I think I can demonstrate the whole concept of spread spectrum
stealthiness with the following simple BASIC program:

Input "Value to be sent";V
Input "Number of bands used";B
Vx=V/B
R=0
 For J=1 to B
  R=R+Vx+(1-RND(0)*2)
 Next J
Print "Value received =";R
Print "Signal power in each band =";Vx
End

As you can see, the signal V has its energy distributed at B points with
strength Vx.  Vx is superimposed on the pre-existing random noise (here
confined to a range of + and - 1) at each point J in B.

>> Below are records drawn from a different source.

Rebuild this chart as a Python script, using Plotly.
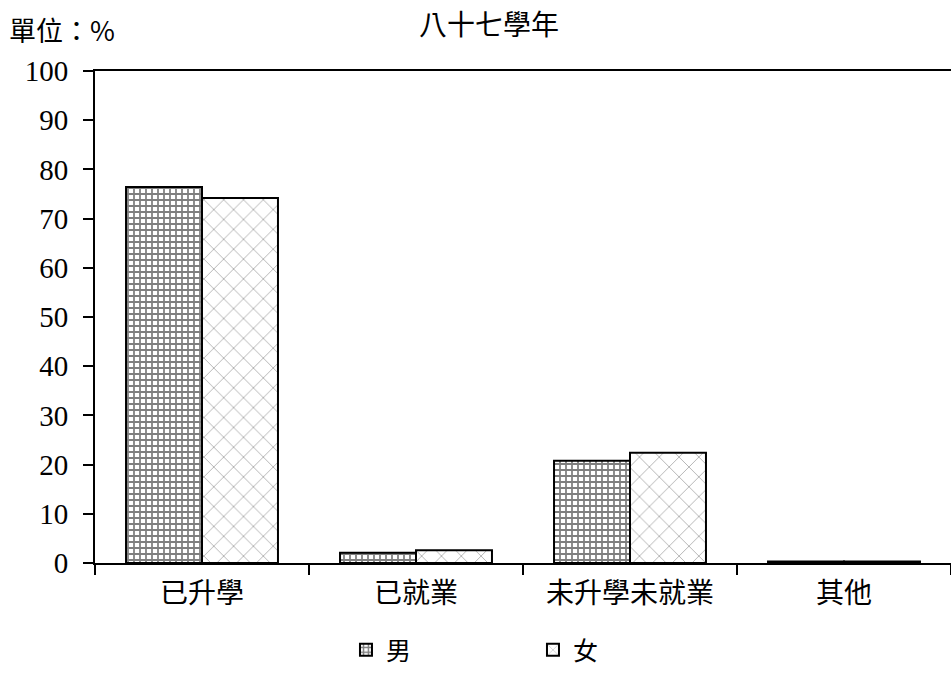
import plotly.graph_objects as go

categories = ["已升學", "已就業", "未升學未就業", "其他"]
male = [76.4, 2.1, 20.8, 0.3]
female = [74.2, 2.6, 22.4, 0.3]
yticks = [0, 10, 20, 30, 40, 50, 60, 70, 80, 90, 100]

FONT = "Liberation Serif, Noto Sans CJK TC, serif"
CJK = "Noto Sans CJK TC, Liberation Serif, serif"

fig = go.Figure()
fig.add_trace(go.Bar(
    x=categories, y=male, name="男",
    marker=dict(color="white", line=dict(color="black", width=2),
                pattern=dict(shape="+", size=6, solidity=0.5, fgcolor="black", bgcolor="white")),
))
fig.add_trace(go.Bar(
    x=categories, y=female, name="女",
    marker=dict(color="white", line=dict(color="black", width=2),
                pattern=dict(shape="x", size=14, solidity=0.08, fgcolor="black", bgcolor="white")),
))

fig.update_layout(
    width=951, height=676,
    margin=dict(l=95, r=0, t=71, b=113),
    paper_bgcolor="white", plot_bgcolor="white",
    barmode="group", bargap=0.29, bargroupgap=0,
    font=dict(family=FONT, size=22, color="black"),
    showlegend=True,
    legend=dict(orientation="h", x=0.2932, xanchor="left", y=-0.177, yanchor="middle",
                entrywidth=142, entrywidthmode="pixels",
                font=dict(size=25, family=CJK)),
    xaxis=dict(showline=True, linecolor="black", linewidth=2, mirror=True,
               ticks="outside", tickson="boundaries", ticklen=10, tickwidth=2, tickcolor="black",
               ticklabelstandoff=4,
               showgrid=False, tickfont=dict(size=28, family=CJK)),
    yaxis=dict(range=[0, 100], tickvals=yticks, showline=True, linecolor="black", linewidth=2,
               ticks="outside", ticklen=10, tickwidth=2, tickcolor="black", ticklabelstandoff=9,
               showgrid=False, zeroline=False, tickfont=dict(size=29, family=FONT)),
    annotations=[
        dict(text="八十七學年", xref="paper", yref="paper", x=0.4603, y=1.0985,
             xanchor="center", yanchor="middle", showarrow=False, borderpad=0,
             font=dict(size=28, family=CJK)),
        dict(text="單位：%", xref="paper", yref="paper", x=-0.1016, y=1.085,
             xanchor="left", yanchor="middle", showarrow=False, borderpad=0,
             font=dict(size=27, family=CJK)),
    ],
)

fig.write_html("out.html", config={"displayModeBar": False},
               post_script="document.body.style.margin='0px';")
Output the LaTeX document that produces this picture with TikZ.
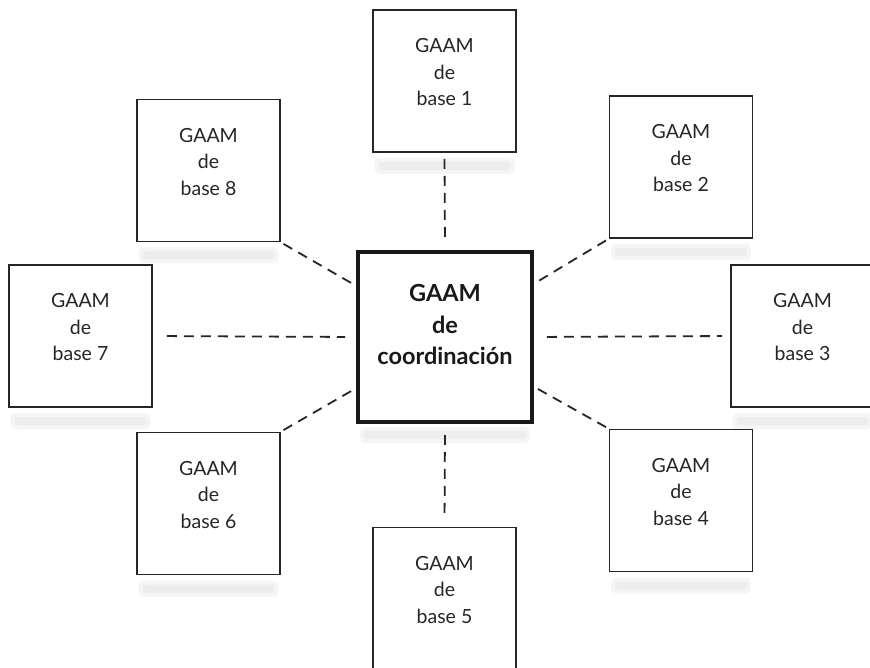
\documentclass[tikz,border=0pt]{standalone}
\usepackage{fontspec}
\setmainfont{Lato}
\begin{document}
\begin{tikzpicture}[x=1pt,y=-1pt,
  basebox/.style={draw=black!85,line width=1.8pt,fill=white,minimum width=143pt,minimum height=142pt,inner sep=0pt},
  mainbox/.style={draw=black!90,line width=3.8pt,fill=white,minimum width=174pt,minimum height=170pt,inner sep=0pt},
  basetext/.style={font=\fontsize{19.5}{26.5}\selectfont,align=center,text=black!85,inner sep=0pt},
  maintext/.style={font=\fontsize{23.5}{31.5}\selectfont\bfseries,align=center,text=black!90,inner sep=0pt},
  link/.style={draw=black!85,line width=1.8pt,dash pattern=on 10pt off 7pt},
  ghost/.style={fill=black!4,draw=none,rounded corners=5pt},
  ghostin/.style={fill=black!7,draw=none,rounded corners=3pt}
]
\useasboundingbox (0,0) rectangle (870,668);
\fill[white] (0,0) rectangle (870,668);
% soft shadows below boxes
\foreach \x/\y in {444.5/81, 681/167, 802.5/336, 681/500.5, 444.5/598.5, 208.5/503.5, 80.5/336, 208.5/170.5}{
  \fill[ghost] (\x-70,\y+77) rectangle (\x+70,\y+93);
  \fill[ghostin] (\x-66,\y+81) rectangle (\x+66,\y+89);
}
\fill[ghost] (445-85,337+90) rectangle (445+85,337+106);
\fill[ghostin] (445-81,337+94) rectangle (445+81,337+102);

\node[mainbox] (c) at (445,337) {};
\node[maintext] (ct) at (445,325) {GAAM\\de\\coordinación};

\node[basebox] (b1) at (444.5,81) {};
\node[basebox] (b2) at (681,167) {};
\node[basebox] (b3) at (802.5,336) {};
\node[basebox] (b4) at (681,500.5) {};
\node[basebox] (b5) at (444.5,598.5) {};
\node[basebox] (b6) at (208.5,503.5) {};
\node[basebox] (b7) at (80.5,336) {};
\node[basebox] (b8) at (208.5,170.5) {};

\foreach \i in {1,...,8}{
  \node[basetext] (t\i) at ([yshift=8.5pt]b\i.center) {GAAM\\de\\base \i};
}

\draw[link,shorten <=6pt,shorten >=9pt] (b1.south) -- (c.north);
\draw[link,shorten <=11pt,shorten >=10pt] (c.south) -- (b5.north);
\draw[link,shorten <=14pt,shorten >=11pt] (b7.east) -- (c.west);
\draw[link,shorten <=13pt,shorten >=8pt] (c.east) -- (b3.west);
\draw[link,shorten <=3pt,shorten >=2pt] (b8.south east) -- (c);
\draw[link,shorten <=3pt,shorten >=2pt] (b2.south west) -- (c);
\draw[link,shorten <=3pt,shorten >=2pt] (b4.north west) -- (c);
\draw[link,shorten <=3pt,shorten >=2pt] (b6.north east) -- (c);
\end{tikzpicture}
\end{document}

As long as Vx is not too far below +and- 1, and there are sufficient bands,
the random noise tends to cancel, leaving the original signal R, which
is correlated here by simple addition.

There is no need, however, to have the bands evenly spaced. In fact the
spacing of the bands should be a changing function. Any other stealth
xmitter would, in all probability, be using a different band spacing
function at any given time. Thus there is no interference because there
is no correlation.  Correlation is the key to reception, interference and
detection.

So if the signal (in its discrete components) looks like noise, tastes like
noise and feels like noise (to an uninformed receiver) then it must be
noise. You can claim you have detected it, but I think not.


John Logajan            umn-cs!hyper!ns!logajan
Network Systems Corp
7600 Boone Ave
Brooklyn Park, MN  55428